Figure scripts

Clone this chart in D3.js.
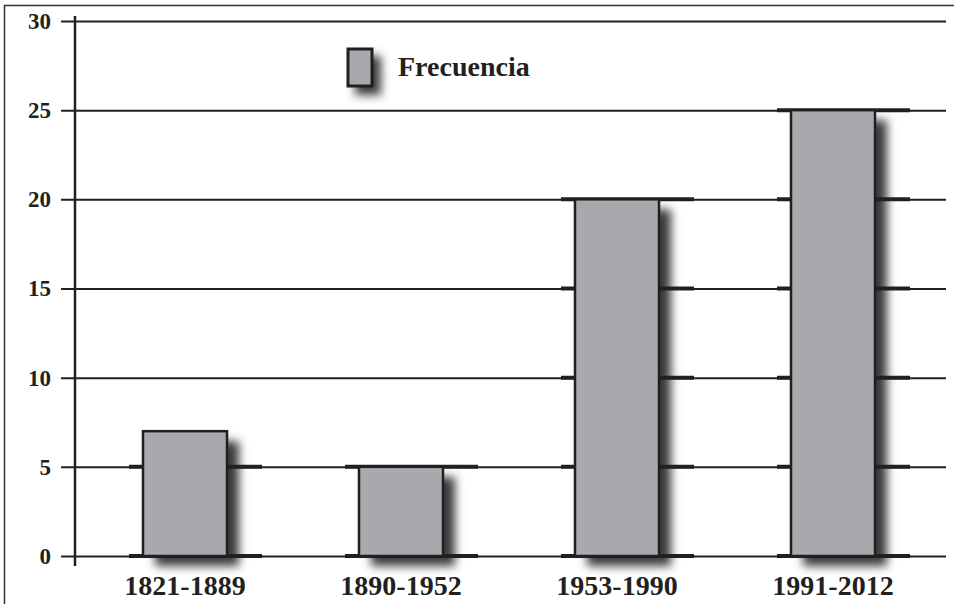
<!DOCTYPE html>
<html>
<head>
<meta charset="utf-8">
<script src="https://cdn.jsdelivr.net/npm/d3@7"></script>
<style>
  body { margin: 0; background: #fff; }
  text { font-family: "Liberation Serif", "Times New Roman", serif; font-weight: bold; fill: #231f20; }
</style>
</head>
<body>
<div id="chart"></div>
<script>
// data
var periods = ["1821-1889", "1890-1952", "1953-1990", "1991-2012"];
var frecuencia = [7, 5, 20, 25];
var yTicks = [0, 5, 10, 15, 20, 25, 30];
var seriesName = "Frecuencia";

var width = 954, height = 604;
var ink = "#231f20", barFill = "#a7a9ac";

var svg = d3.select("#chart").append("svg")
  .attr("width", width)
  .attr("height", height);

// shadow filter
var defs = svg.append("defs");
defs.append("filter").attr("id", "blur")
    .attr("x", "-50%").attr("y", "-50%").attr("width", "200%").attr("height", "200%")
  .append("feGaussianBlur").attr("stdDeviation", 5);

var y = d3.scaleLinear().domain([0, 30]).range([556, 21]);
var x = d3.scaleBand().domain(periods).range([77, 941])
  .paddingInner(0.611).paddingOuter(0.3055);

var data = periods.map(function(p, i) { return { period: p, value: frecuencia[i] }; });

// outer frame (top and left only)
svg.append("path")
  .attr("d", "M4.5,604 V5.5 H954")
  .attr("fill", "none").attr("stroke", "#333").attr("stroke-width", 1.5);

// shadows
svg.append("g").selectAll("rect")
  .data(data).enter().append("rect")
    .attr("x", function(d) { return x(d.period) + 12; })
    .attr("y", function(d) { return y(d.value) + 10; })
    .attr("width", x.bandwidth())
    .attr("height", function(d) { return y(0) - y(d.value); })
    .attr("fill", "#3a3a3c")
    .attr("filter", "url(#blur)");

// gridlines + tick labels
var axis = svg.append("g")
  .attr("transform", "translate(61,0)")
  .call(d3.axisLeft(y).tickValues(yTicks).tickSize(-(946 - 61)).tickPadding(10));
axis.select(".domain").remove();
axis.selectAll(".tick line").attr("stroke", ink).attr("stroke-width", 2);
axis.selectAll(".tick text")
  .attr("fill", ink)
  .style("font-size", "23px")
  .style("font-family", "'Liberation Serif', serif")
  .style("font-weight", "bold");

// thick gridline segments around each bar
data.forEach(function(d) {
  var seg = yTicks.filter(function(t) { return t <= d.value; });
  svg.append("g").selectAll("line")
    .data(seg).enter().append("line")
      .attr("x1", x(d.period) - 14)
      .attr("x2", x(d.period) + x.bandwidth() + 35)
      .attr("y1", function(t) { return y(t); })
      .attr("y2", function(t) { return y(t); })
      .attr("stroke", ink).attr("stroke-width", 4);
});

// y axis line
svg.append("line")
  .attr("x1", 75).attr("x2", 75)
  .attr("y1", 16).attr("y2", 566)
  .attr("stroke", ink).attr("stroke-width", 2.5);

// bars
svg.append("g").selectAll("rect")
  .data(data).enter().append("rect")
    .attr("x", function(d) { return x(d.period); })
    .attr("y", function(d) { return y(d.value); })
    .attr("width", x.bandwidth())
    .attr("height", function(d) { return y(0) - y(d.value); })
    .attr("fill", barFill)
    .attr("stroke", ink).attr("stroke-width", 2.5);

// x labels
svg.append("g").selectAll("text")
  .data(periods).enter().append("text")
    .attr("x", function(p) { return x(p) + x.bandwidth() / 2; })
    .attr("y", 595)
    .attr("text-anchor", "middle")
    .style("font-size", "28px")
    .text(function(p) { return p; });

// legend
var legend = svg.append("g");
legend.append("rect")
  .attr("x", 355).attr("y", 56).attr("width", 26).attr("height", 39)
  .attr("fill", "#3a3a3c").attr("filter", "url(#blur)");
legend.append("rect")
  .attr("x", 348).attr("y", 49).attr("width", 24).attr("height", 37)
  .attr("fill", barFill).attr("stroke", ink).attr("stroke-width", 3);
legend.append("text")
  .attr("x", 398).attr("y", 76)
  .style("font-size", "28px")
  .text(seriesName);
</script>
</body>
</html>
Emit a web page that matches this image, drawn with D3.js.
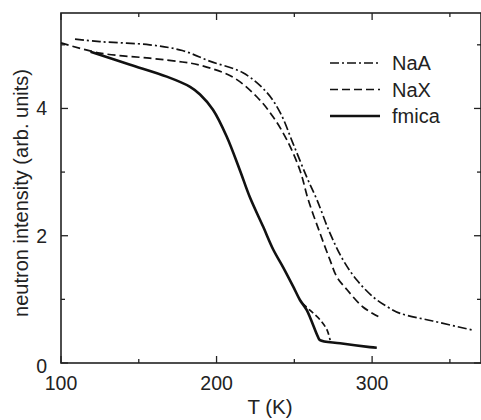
<!DOCTYPE html>
<html lang="en">
<head>
    <meta charset="UTF-8">
    <title>neutron intensity vs T</title>
    <script src="https://d3js.org/d3.v7.min.js"></script>
    <style>
        body { margin: 0; background: #fff; }
        svg { display: block; font-family: "Liberation Sans", Arial, sans-serif; }
    </style>
</head>
<body>
    <script>
        const w = 481;
        const h = 420;
        const margin = { top: 13, right: 0, bottom: 57, left: 61 };

        // data (T in K, intensity in arb. units)
        const naaT = [109, 125, 157, 178, 196, 217, 232, 241, 249, 258, 264.6, 272.9, 281.3, 290.3, 300.6, 310, 318, 339, 364];
        const naaI = [5.09, 5.05, 5.0, 4.91, 4.74, 4.56, 4.26, 3.93, 3.46, 2.92, 2.56, 2.04, 1.62, 1.30, 1.04, 0.88, 0.78, 0.66, 0.52];

        const naxT = [100, 125, 157, 178, 189.4, 210.6, 226, 236.3, 245.3, 253.6, 259, 266.5, 272.9, 277.4, 283.9, 294.1, 304];
        const naxI = [5.03, 4.87, 4.79, 4.73, 4.68, 4.49, 4.18, 3.87, 3.5, 3.03, 2.56, 2.04, 1.62, 1.35, 1.15, 0.88, 0.73];

        const fmicaT = [119, 144, 168, 183, 189.4, 197.7, 206.5, 215, 221.5, 230, 236.5, 242.9, 249.3, 253.6, 258, 265.2, 266.5, 279.4, 298.6, 303];
        const fmicaI = [4.89, 4.69, 4.5, 4.34, 4.22, 3.98, 3.56, 3.03, 2.6, 2.14, 1.78, 1.5, 1.2, 0.99, 0.83, 0.41, 0.36, 0.31, 0.25, 0.24];

        // dashed branch next to fmica near the kink
        const branchT = [255, 260, 266.5, 271, 273];
        const branchI = [0.94, 0.83, 0.68, 0.52, 0.36];

        const xTicks = [100, 200, 300];
        const xMinor = [150, 250, 350];
        const yTicks = [0, 2, 4];
        const yMinor = [1, 3, 5];

        const svg = d3.select("body")
                      .append("svg")
                      .attr("width", w)
                      .attr("height", h);

        const xScale = d3.scaleLinear()
                         .domain([100, 370])
                         .range([margin.left, w - margin.right]);
        const yScale = d3.scaleLinear()
                         .domain([0, 5.5])
                         .range([h - margin.bottom, margin.top]);

        const x0 = xScale.range()[0], x1 = xScale.range()[1];
        const y0 = yScale.range()[0], y1 = yScale.range()[1];

        // frame
        svg.append("rect")
           .attr("x", x0).attr("y", y1)
           .attr("width", x1 - x0).attr("height", y0 - y1)
           .attr("fill", "none")
           .attr("stroke", "#222")
           .attr("stroke-width", 1.6);

        // ticks pointing inwards on all four sides
        const tickG = svg.append("g").attr("stroke", "#222").attr("stroke-width", 1.3);
        const addX = (vals, len) => vals.forEach(v => {
            tickG.append("line").attr("x1", xScale(v)).attr("x2", xScale(v)).attr("y1", y0).attr("y2", y0 - len);
            tickG.append("line").attr("x1", xScale(v)).attr("x2", xScale(v)).attr("y1", y1).attr("y2", y1 + len);
        });
        const addY = (vals, len) => vals.forEach(v => {
            tickG.append("line").attr("y1", yScale(v)).attr("y2", yScale(v)).attr("x1", x0).attr("x2", x0 + len);
            tickG.append("line").attr("y1", yScale(v)).attr("y2", yScale(v)).attr("x1", x1).attr("x2", x1 - len);
        });
        addX(xTicks, 7);
        addX(xMinor, 4);
        addY(yTicks, 7);
        addY(yMinor, 4);

        // tick labels
        svg.append("g").selectAll("text")
           .data(xTicks).enter().append("text")
           .attr("x", d => xScale(d))
           .attr("y", 390)
           .attr("text-anchor", "middle")
           .attr("font-size", 19.5)
           .attr("fill", "#222")
           .text(d => d);

        svg.append("g").selectAll("text")
           .data(yTicks).enter().append("text")
           .attr("x", 47)
           .attr("y", d => yScale(d) + 7 + (d === 0 ? 3 : 0))
           .attr("text-anchor", "end")
           .attr("font-size", 19.5)
           .attr("fill", "#222")
           .text(d => d);

        // axis titles
        svg.append("text")
           .attr("x", 270)
           .attr("y", 414)
           .attr("text-anchor", "middle")
           .attr("font-size", 20.5)
           .attr("fill", "#222")
           .text("T (K)");

        svg.append("text")
           .attr("transform", "translate(28, 193) rotate(-90)")
           .attr("text-anchor", "middle")
           .attr("font-size", 20)
           .attr("fill", "#222")
           .text("neutron intensity (arb. units)");

        const line = d3.line()
                       .x(d => xScale(d[0]))
                       .y(d => yScale(d[1]))
                       .curve(d3.curveCatmullRom.alpha(0.5));

        const series = [
            { name: "NaA", T: naaT, I: naaI, dash: "9,3,2,3", width: 1.7 },
            { name: "NaX", T: naxT, I: naxI, dash: "8,4", width: 1.7 },
            { name: "fmica", T: fmicaT, I: fmicaI, dash: null, width: 2.6 }
        ];

        series.forEach(s => {
            svg.append("path")
               .datum(s.T.map((t, i) => [t, s.I[i]]))
               .attr("d", line)
               .attr("fill", "none")
               .attr("stroke", "#111")
               .attr("stroke-width", s.width)
               .attr("stroke-dasharray", s.dash);
        });

        svg.append("path")
           .datum(branchT.map((t, i) => [t, branchI[i]]))
           .attr("d", line)
           .attr("fill", "none")
           .attr("stroke", "#111")
           .attr("stroke-width", 1.7)
           .attr("stroke-dasharray", "6,3");

        // legend
        const legend = svg.append("g");
        series.forEach((s, i) => {
            const ly = 63 + i * 26.5;
            legend.append("line")
                  .attr("x1", 330).attr("x2", 380)
                  .attr("y1", ly).attr("y2", ly)
                  .attr("stroke", "#111")
                  .attr("stroke-width", s.width)
                  .attr("stroke-dasharray", s.dash);
            legend.append("text")
                  .attr("x", 392)
                  .attr("y", ly + 7)
                  .attr("font-size", 20)
                  .attr("fill", "#222")
                  .text(s.name);
        });
    </script>
</body>
</html>
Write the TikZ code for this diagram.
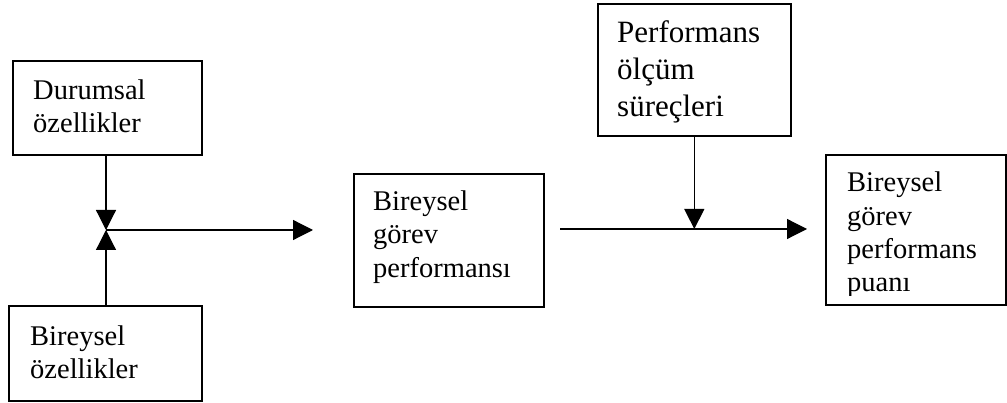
\documentclass[tikz,border=0pt]{standalone}
\usepackage{fontspec}
\setmainfont{Liberation Serif}
\usetikzlibrary{arrows.meta}
\tikzset{
  box/.style={draw, line width=1.6pt, inner sep=0pt, anchor=north west},
  lbl/.style={anchor=base west, inner sep=0pt, font=\fontsize{28.5}{33.3}\selectfont},
  biglbl/.style={lbl, font=\fontsize{31}{36.8}\selectfont},
  conn/.style={line width=1.2pt, -{Triangle[length=20pt,width=20pt]}},
}
\newcommand{\stacklines}[1]{\begin{tabular}[t]{@{}l@{}}#1\end{tabular}}
\begin{document}
\begin{tikzpicture}[x=1pt,y=-1pt]
  \useasboundingbox (0,0) rectangle (1007,403);

  % boxes
  \node[box, minimum width=189pt, minimum height=94pt]  (dur)  at (12,60)  {};
  \node[box, minimum width=193pt, minimum height=95pt]  (bir)  at (8,305)  {};
  \node[box, minimum width=190pt, minimum height=133pt] (gor)  at (353,173) {};
  \node[box, minimum width=193pt, minimum height=132pt] (olc)  at (597,3)   {};
  \node[box, minimum width=180pt, minimum height=150pt] (puan) at (825,154) {};

  % box texts
  \node[lbl] (durT) at (33,99.5)   {\stacklines{Durumsal\\özellikler}};
  \node[lbl] (birT) at (30,345.5)  {\stacklines{Bireysel\\özellikler}};
  \node[lbl] (gorT) at (373,210.5) {\stacklines{Bireysel\\görev\\performansı}};
  \node[biglbl] (olcT) at (617,43) {\stacklines{Performans\\ölçüm\\süreçleri}};
  \begin{scope}
    \clip (825,154) rectangle (1005,296);
    \node[lbl] (puanT) at (847,192) {\stacklines{Bireysel\\görev\\performans\\puanı}};
  \end{scope}

  % connector points
  \coordinate (j)  at (106,230);
  \coordinate (e1) at (313,230);
  \coordinate (s2) at (560,229);
  \coordinate (e2) at (807,229);

  % connectors
  \draw[conn] (dur.south -| j) -- (j);
  \draw[conn] (bir.north -| j) -- (j);
  \draw[conn] (j) -- (e1);
  \draw[conn] (s2) -- (e2);
  \draw[conn] (olc.south) -- (olc.south |- s2);
\end{tikzpicture}
\end{document}
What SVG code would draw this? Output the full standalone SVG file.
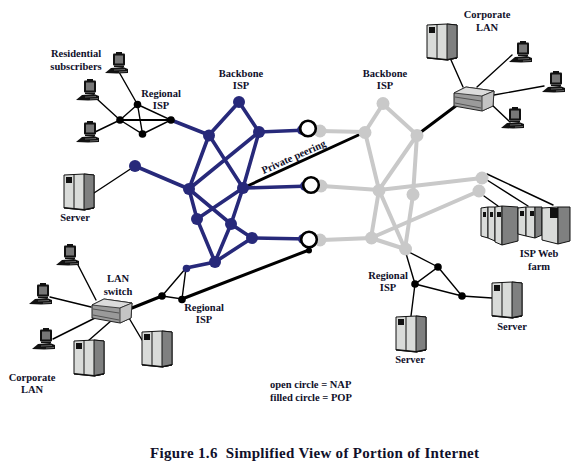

Task instructions
Above are several records. Count the lines among them that contain "code" and give only the total.

Answer to this problem
2